OPINION: CSI Rochdale

Date published: 18 October 2010


“In the dime stores and bus stations, people talk of situations, read books, repeat quotations, draw conclusions on the wall. “ Bob Dylan.

The events that took place in Rochdale town centre in the early hours of Sunday morning were, by anyone’s standards, truly shocking. I viewed the aftermath of the drama with a strange mixture of fascination and revulsion and watched the news feeds on Rochdale Online and in the national radio, TV and press.

Watching the Scenes of Crime Officers in their sterile forensic garb collecting evidence throughout the day, I was struck by a curious thought. Did we really need to spend vast amounts of public money identifying possible culprits? Certainly looking around online, everyone seemed to have an opinion about who perpetrated this foul deed and why.

In fact, reading around peoples various views and opinions, it becomes possible to build up a ‘complete’ psychological profile of the perpetrator(s) even before the injured had all received their treatment!

Most people seemed to agree that they were drunken, drug-dealing benefit claimants from variously Bacup, Rochdale and Salford. They had been thrown out of the club after a drunken fight or refused entry depending which version of ‘the truth’ you preferred. They were also indigenous white locals, Asians or members of the travelling community. They were rich kids driving around in an expensive Saab or they were scrotes driving a car stolen in Manchester earlier in the day.

Of course, some of these facts may be true but certainly all of them can’t be. Thank God for the men and women in the forensic SOC suits who painstakingly gather evidence and take photographs and scientific measurements at the scene.

Jumping to conclusions in this way is not only unhelpful, it can also be dangerous. In the past people have been attacked and even killed because they have been wrongly labelled as perpetrators by the woolly-minded or downright malicious. I for one am content to let the professionals handle this one. After all, we do pay a lot on our Council Tax bill for the police service.

There have also been the usual calls to ban late night drinking. So what is going to take its place; unlicensed shebeens? Surely the example of the prohibition era in the US points out the direction that such a policy could lead us in?

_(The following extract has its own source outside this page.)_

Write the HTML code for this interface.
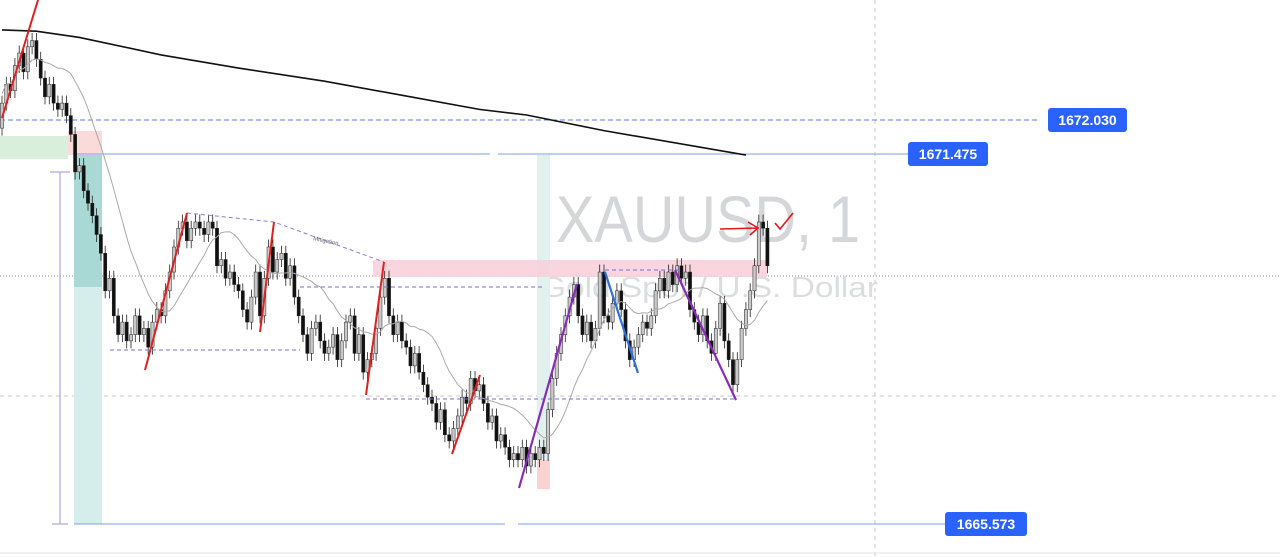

I for one am content to let things run their course. If the perpetrator(s) are apprehended and convicted of acting maliciously, whether or not under the influence of drink or drugs, then I would wish to see them dealt with severely and possibly as a case of attempted murder.

Historically, crimes involving the injury of persons in which the weapon of choice has been a motor vehicle have been dealt with far more leniently than if the weapon had been a gun or a knife. This makes no logical sense.

Apart from the terrible impact that this event must have had on the victims and their families, it seems that Rochdale is in the news again for all the wrong reasons. That to me is the saddest part.